Nicotine attenuates spleen TNF immunoreactivity in endotoxemia. Mice were treated with 2 mg/kg nicotine i.p. 30 min before 10 mg/kg LPS i.p. Spleens were harvested 60 min after LPS administration and stained for TNF. (A–D) Spleens of nicotine-treated mice (C and D) showed attenuated TNF immunoreactivity in the MZ and RP compared with spleens from PBS-treated mice (A and B). (Magnification: A and C, ×25; B and D, ×100.) MZ, marginal zone; WP, white pulp; RP, red pulp.

Fig. 5.

Nerve endings terminate adjacent to TNF-producing macrophages in spleen. Rat spleens harvested 60 min after 15 mg/kg LPS i.p. were stained for the synaptic vesicle protein synaptophysin, TNF, and macrophages. Synaptophysin-positive nerve endings were found in close proximity to TNF-producing macrophages especially in the RP. (A) Synaptophysin (green) and TNF (red). (B) Synaptophysin (green) and RP macrophages (blue). (C) Synaptophysin (green), TNF (red), and RP macrophages (blue). (D) Digital magnification of C. (E and F) Sequential slices (10 μm thick) of a normal spleen showing similar spatial distribution of catecholamines (E) and synaptophysin (F). (G and H) Sequential slices of a spleen harvested 7 days after splenic neurectomy stained for catecholamines (G) and synaptophysin (H). (Magnification: A, B, E, F, G, and H, ×100; C, ×630.) Pictures are representative of at least four animals. MZ, marginal zone; WP, white pulp; RP, red pulp.

Fig. 6.

Surgical ablation of the splenic nerve abrogates the TNF-suppressive effect of vagus nerve stimulation. (A) Rats underwent splenic neurectomy (SNVX) or sham-SNVX surgery. Eight to 11 days later, animals received 5 mg/kg LPS i.v. and were subjected to sham surgery or vagus nerve stimulation. Data are presented as mean ± SEM (n = 10–15 per group; *, P < 0.05). (B) Rats received 5 mg/kg reserpine i.p. or vehicle. Twenty-four hours later, rats received 5 mg/kg LPS i.v. and were subjected to vagus nerve stimulation or sham surgery.
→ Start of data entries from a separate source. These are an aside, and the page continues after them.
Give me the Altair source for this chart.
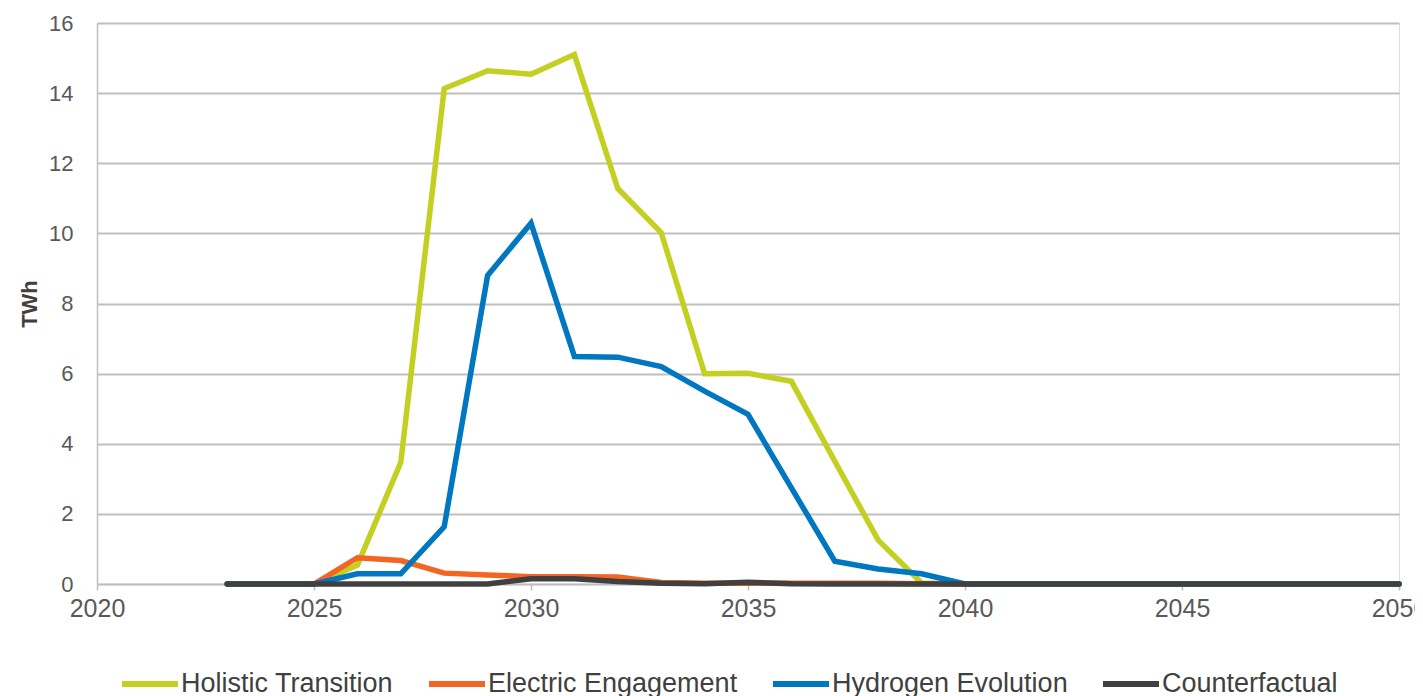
import altair as alt
import pandas as pd

years = list(range(2023, 2051))
series_names = ["Holistic Transition", "Electric Engagement", "Hydrogen Evolution", "Counterfactual"]
series_colors = ["#c3cf21", "#f26522", "#0077c0", "#404040"]

holistic = [0, 0, 0, 0.54, 3.47, 14.13, 14.64, 14.54, 15.1, 11.28, 10.02, 6.0, 6.01, 5.78,
            3.5, 1.25, 0.03, 0, 0, 0, 0, 0, 0, 0, 0, 0, 0, 0]
electric = [0, 0, 0, 0.75, 0.67, 0.31, 0.26, 0.21, 0.21, 0.2, 0.04, 0.02, 0.02, 0.02,
            0.02, 0.02, 0.01, 0, 0, 0, 0, 0, 0, 0, 0, 0, 0, 0]
hydrogen = [0, 0, 0, 0.29, 0.29, 1.63, 8.8, 10.29, 6.49, 6.47, 6.2, 5.5, 4.84, 2.74,
            0.65, 0.43, 0.29, 0, 0, 0, 0, 0, 0, 0, 0, 0, 0, 0]
counterfactual = [0, 0, 0, 0, 0, 0, 0, 0.15, 0.15, 0.07, 0.02, 0.01, 0.05, 0.01,
                  0, 0, 0, 0, 0, 0, 0, 0, 0, 0, 0, 0, 0, 0]

x_ticks = [2020, 2025, 2030, 2035, 2040, 2045, 2050]
y_ticks = [0, 2, 4, 6, 8, 10, 12, 14, 16]

rows = []
for order, (name, vals) in enumerate(zip(series_names, [holistic, electric, hydrogen, counterfactual])):
    for y, v in zip(years, vals):
        rows.append({"Year": y, "TWh": v, "Scenario": name, "ord": order})
df = pd.DataFrame(rows)

chart = alt.Chart(df).mark_line(strokeWidth=5.5, strokeCap="round", strokeJoin="miter").encode(
    x=alt.X("Year:Q",
            scale=alt.Scale(domain=[2020, 2050], nice=False, zero=False),
            axis=alt.Axis(values=x_ticks, format="d", title=None, grid=False, labelFlush=False,
                          labelFontSize=25, labelColor="#595959", labelFont="Liberation Sans",
                          tickSize=6, tickColor="#bfbfbf", tickWidth=1.5,
                          domainColor="#bfbfbf", domainWidth=1.5, labelPadding=6)),
    y=alt.Y("TWh:Q",
            scale=alt.Scale(domain=[0, 16], nice=False),
            axis=alt.Axis(values=y_ticks, title="TWh", grid=True, gridColor="#bfbfbf", gridWidth=2,
                          ticks=False, labelFontSize=22, labelColor="#595959", labelFont="Liberation Sans",
                          labelPadding=24, domainColor="#bfbfbf", domainWidth=1.5,
                          titleFontSize=22, titleFont="Liberation Sans", titleFontWeight="bold",
                          titleColor="#404040", titlePadding=7)),
    color=alt.Color("Scenario:N",
                    scale=alt.Scale(domain=series_names, range=series_colors),
                    legend=alt.Legend(title=None, orient="none", direction="horizontal",
                                      legendX=22, legendY=630, symbolType="stroke",
                                      symbolSize=3136, symbolStrokeWidth=6,
                                      labelFontSize=27, labelFont="Liberation Sans",
                                      labelColor="#404040", labelOffset=0, columnPadding=23,
                                      padding=0, labelLimit=400)),
    order=alt.Order("ord:Q"),
    detail="Scenario:N",
).properties(
    width=1302, height=561,
    autosize=alt.AutoSizeParams(type="none"),
    padding={"left": 89, "top": 15, "right": 16, "bottom": 113},
).configure_view(stroke=None).configure(background="white")

chart.save("out.html", embed_options={"renderer": "svg", "actions": False})
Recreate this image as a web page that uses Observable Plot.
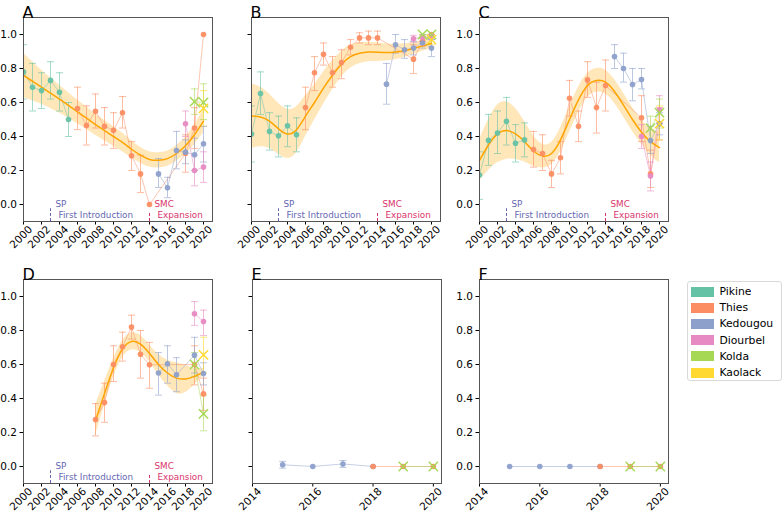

Data are presented as mean ± SEM (n = 4–6 per group; *, P < 0.05).

Fig. 7.

Anatomical basis of the cholinergic antiinflammatory pathway. Two-neuron model of vagus nerve modulation of cytokine production via the splenic nerve: The preganglionic neuron originates in the dorsal motor nucleus of the vagus; the postganglionic neuron, located in ganglia of the celiac-superior mesenteric plexus, reaches the spleen through the splenic nerve.